*Problem statement*
Repeat the material exactly from its first line to the line that includes "IMF staff calculations.</div>". Skip pictures.
++++++++++
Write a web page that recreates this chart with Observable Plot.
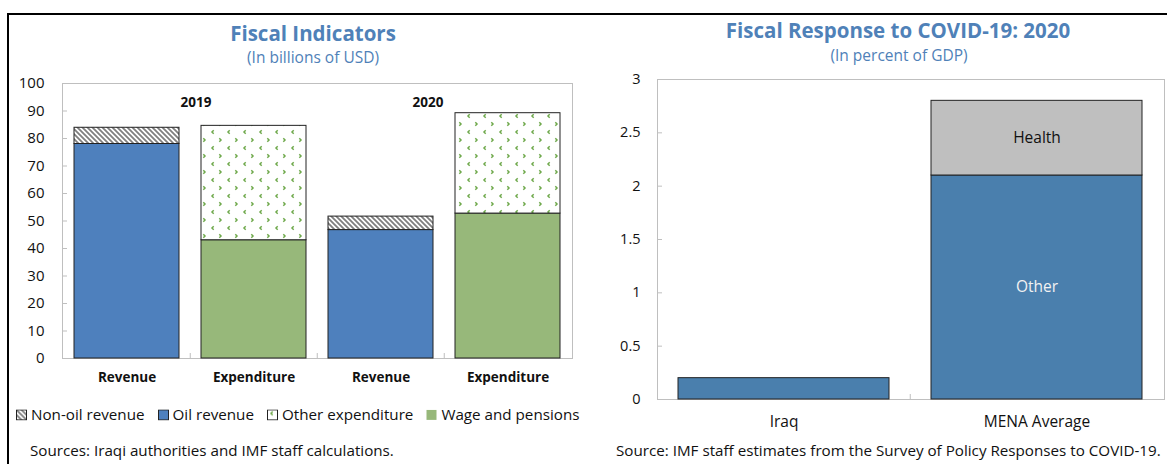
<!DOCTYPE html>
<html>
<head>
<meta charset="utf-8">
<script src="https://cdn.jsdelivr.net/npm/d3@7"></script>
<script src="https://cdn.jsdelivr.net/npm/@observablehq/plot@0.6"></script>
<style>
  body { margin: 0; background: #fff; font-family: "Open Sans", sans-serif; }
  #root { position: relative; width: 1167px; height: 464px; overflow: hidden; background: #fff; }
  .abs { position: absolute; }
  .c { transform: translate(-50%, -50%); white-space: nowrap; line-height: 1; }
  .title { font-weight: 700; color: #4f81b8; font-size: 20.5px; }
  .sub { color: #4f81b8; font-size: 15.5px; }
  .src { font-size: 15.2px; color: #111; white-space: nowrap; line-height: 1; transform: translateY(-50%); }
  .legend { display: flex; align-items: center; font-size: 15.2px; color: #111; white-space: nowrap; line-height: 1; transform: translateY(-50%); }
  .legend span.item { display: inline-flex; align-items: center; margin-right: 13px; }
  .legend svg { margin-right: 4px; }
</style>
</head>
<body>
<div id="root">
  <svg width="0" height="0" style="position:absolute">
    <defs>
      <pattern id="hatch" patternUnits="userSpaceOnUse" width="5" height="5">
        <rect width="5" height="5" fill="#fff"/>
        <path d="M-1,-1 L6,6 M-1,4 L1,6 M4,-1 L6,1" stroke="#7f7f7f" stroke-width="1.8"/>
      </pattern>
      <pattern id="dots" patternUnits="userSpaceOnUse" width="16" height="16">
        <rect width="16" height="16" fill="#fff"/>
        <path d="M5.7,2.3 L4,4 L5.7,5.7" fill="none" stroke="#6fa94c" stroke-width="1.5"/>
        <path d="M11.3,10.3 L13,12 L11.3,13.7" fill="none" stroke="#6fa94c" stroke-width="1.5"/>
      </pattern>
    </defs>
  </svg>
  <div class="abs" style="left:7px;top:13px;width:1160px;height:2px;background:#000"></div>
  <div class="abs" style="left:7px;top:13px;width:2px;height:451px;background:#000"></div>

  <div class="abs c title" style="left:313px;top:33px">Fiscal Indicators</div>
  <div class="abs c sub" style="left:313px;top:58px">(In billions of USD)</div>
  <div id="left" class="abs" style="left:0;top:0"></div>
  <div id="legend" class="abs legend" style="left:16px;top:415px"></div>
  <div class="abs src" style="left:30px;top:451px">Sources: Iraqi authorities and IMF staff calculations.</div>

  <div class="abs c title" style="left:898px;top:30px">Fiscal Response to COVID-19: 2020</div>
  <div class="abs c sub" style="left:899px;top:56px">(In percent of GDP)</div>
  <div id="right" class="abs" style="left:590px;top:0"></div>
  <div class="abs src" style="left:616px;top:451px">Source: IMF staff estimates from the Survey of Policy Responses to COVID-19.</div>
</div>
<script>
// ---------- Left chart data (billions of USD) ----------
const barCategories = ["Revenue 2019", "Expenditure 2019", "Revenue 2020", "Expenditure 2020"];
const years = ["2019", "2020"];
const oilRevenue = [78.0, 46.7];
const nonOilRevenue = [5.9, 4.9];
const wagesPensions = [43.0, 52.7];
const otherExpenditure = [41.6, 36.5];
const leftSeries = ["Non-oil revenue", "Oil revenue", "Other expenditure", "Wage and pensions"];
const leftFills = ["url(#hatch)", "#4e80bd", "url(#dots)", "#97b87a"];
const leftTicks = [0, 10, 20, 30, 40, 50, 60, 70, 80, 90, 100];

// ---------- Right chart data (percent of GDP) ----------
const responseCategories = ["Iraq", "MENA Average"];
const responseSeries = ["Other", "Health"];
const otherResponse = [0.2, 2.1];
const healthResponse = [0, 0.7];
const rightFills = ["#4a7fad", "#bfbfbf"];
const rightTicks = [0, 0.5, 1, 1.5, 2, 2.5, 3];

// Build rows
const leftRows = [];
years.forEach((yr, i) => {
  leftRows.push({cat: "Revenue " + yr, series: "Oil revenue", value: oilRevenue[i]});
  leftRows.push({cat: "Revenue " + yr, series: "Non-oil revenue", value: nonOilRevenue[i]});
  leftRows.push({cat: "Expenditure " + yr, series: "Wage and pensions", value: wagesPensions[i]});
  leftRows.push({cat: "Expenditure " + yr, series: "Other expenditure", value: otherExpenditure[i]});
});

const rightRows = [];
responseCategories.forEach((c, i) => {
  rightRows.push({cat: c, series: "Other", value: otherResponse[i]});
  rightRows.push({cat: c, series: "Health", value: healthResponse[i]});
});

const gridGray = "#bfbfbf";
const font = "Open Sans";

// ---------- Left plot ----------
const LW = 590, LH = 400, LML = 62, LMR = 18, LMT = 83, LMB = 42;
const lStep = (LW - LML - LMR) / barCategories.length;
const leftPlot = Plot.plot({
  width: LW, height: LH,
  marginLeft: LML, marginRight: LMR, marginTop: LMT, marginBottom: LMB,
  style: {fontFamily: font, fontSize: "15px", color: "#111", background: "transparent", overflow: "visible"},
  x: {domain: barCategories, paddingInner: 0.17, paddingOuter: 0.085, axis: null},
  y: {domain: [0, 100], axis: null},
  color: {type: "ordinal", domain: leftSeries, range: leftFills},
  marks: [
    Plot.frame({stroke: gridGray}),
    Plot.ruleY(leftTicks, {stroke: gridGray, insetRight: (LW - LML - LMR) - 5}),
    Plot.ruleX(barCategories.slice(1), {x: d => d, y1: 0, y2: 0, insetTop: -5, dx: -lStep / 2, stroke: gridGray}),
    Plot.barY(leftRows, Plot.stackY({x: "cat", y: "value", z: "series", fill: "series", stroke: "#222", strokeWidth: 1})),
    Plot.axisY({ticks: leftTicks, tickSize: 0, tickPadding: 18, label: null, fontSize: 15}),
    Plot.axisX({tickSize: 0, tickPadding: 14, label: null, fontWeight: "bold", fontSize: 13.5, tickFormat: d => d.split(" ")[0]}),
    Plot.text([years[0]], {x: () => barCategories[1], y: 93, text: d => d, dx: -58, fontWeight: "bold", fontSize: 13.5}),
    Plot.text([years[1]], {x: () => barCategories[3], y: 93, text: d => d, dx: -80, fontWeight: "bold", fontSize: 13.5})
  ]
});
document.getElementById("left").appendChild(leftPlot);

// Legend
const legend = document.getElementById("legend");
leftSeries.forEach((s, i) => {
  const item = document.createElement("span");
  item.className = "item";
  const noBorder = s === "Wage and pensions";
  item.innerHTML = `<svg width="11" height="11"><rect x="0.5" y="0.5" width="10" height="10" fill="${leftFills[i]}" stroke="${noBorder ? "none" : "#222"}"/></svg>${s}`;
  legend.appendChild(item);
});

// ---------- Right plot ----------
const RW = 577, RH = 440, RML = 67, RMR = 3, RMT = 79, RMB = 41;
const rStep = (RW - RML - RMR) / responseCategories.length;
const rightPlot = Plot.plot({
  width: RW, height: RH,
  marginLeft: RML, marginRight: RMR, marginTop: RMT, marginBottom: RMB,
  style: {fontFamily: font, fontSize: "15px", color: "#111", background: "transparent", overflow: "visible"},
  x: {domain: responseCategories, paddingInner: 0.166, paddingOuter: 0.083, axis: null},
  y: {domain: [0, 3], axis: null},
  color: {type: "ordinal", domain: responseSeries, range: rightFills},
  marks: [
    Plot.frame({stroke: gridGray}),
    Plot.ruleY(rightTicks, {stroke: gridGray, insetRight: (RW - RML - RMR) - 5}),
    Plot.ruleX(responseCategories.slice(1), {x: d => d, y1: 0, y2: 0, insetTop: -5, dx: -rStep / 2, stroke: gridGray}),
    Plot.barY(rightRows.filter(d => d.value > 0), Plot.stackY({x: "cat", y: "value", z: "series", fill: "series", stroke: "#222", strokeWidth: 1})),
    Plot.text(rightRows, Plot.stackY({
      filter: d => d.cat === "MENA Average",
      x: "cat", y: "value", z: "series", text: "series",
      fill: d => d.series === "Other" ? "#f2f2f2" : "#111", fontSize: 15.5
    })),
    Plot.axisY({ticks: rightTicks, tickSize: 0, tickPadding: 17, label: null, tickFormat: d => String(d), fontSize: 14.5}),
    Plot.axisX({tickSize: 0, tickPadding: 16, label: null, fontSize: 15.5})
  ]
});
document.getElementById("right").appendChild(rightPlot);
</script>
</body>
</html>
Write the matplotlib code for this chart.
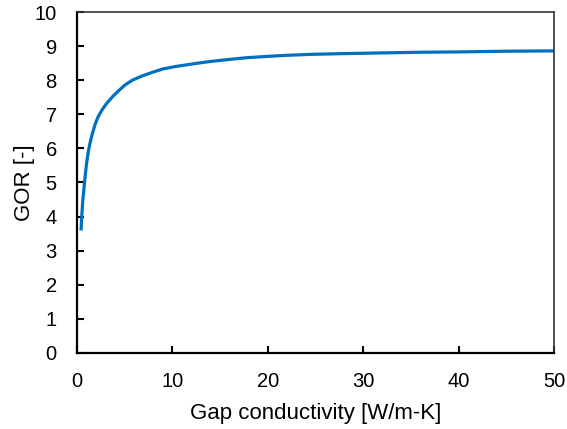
++++++++++
*Reply*
Write a web page that recreates this chart with Observable Plot.
<!DOCTYPE html>
<html>
<head>
<meta charset="utf-8">
<script src="https://cdn.jsdelivr.net/npm/d3@7"></script>
<script src="https://cdn.jsdelivr.net/npm/@observablehq/plot@0.6"></script>
<style>
  body { margin: 0; background: #fff; font-family: "Open Sans", sans-serif; }
  #root { position: relative; width: 1167px; height: 464px; overflow: hidden; background: #fff; }
  .abs { position: absolute; }
  .c { transform: translate(-50%, -50%); white-space: nowrap; line-height: 1; }
  .title { font-weight: 700; color: #4f81b8; font-size: 20.5px; }
  .sub { color: #4f81b8; font-size: 15.5px; }
  .src { font-size: 15.2px; color: #111; white-space: nowrap; line-height: 1; transform: translateY(-50%); }
  .legend { display: flex; align-items: center; font-size: 15.2px; color: #111; white-space: nowrap; line-height: 1; transform: translateY(-50%); }
  .legend span.item { display: inline-flex; align-items: center; margin-right: 13px; }
  .legend svg { margin-right: 4px; }
</style>
</head>
<body>
<div id="root">
  <svg width="0" height="0" style="position:absolute">
    <defs>
      <pattern id="hatch" patternUnits="userSpaceOnUse" width="5" height="5">
        <rect width="5" height="5" fill="#fff"/>
        <path d="M-1,-1 L6,6 M-1,4 L1,6 M4,-1 L6,1" stroke="#7f7f7f" stroke-width="1.8"/>
      </pattern>
      <pattern id="dots" patternUnits="userSpaceOnUse" width="16" height="16">
        <rect width="16" height="16" fill="#fff"/>
        <path d="M5.7,2.3 L4,4 L5.7,5.7" fill="none" stroke="#6fa94c" stroke-width="1.5"/>
        <path d="M11.3,10.3 L13,12 L11.3,13.7" fill="none" stroke="#6fa94c" stroke-width="1.5"/>
      </pattern>
    </defs>
  </svg>
  <div class="abs" style="left:7px;top:13px;width:1160px;height:2px;background:#000"></div>
  <div class="abs" style="left:7px;top:13px;width:2px;height:451px;background:#000"></div>

  <div class="abs c title" style="left:313px;top:33px">Fiscal Indicators</div>
  <div class="abs c sub" style="left:313px;top:58px">(In billions of USD)</div>
  <div id="left" class="abs" style="left:0;top:0"></div>
  <div id="legend" class="abs legend" style="left:16px;top:415px"></div>
  <div class="abs src" style="left:30px;top:451px">Sources: Iraqi authorities and IMF staff calculations.</div>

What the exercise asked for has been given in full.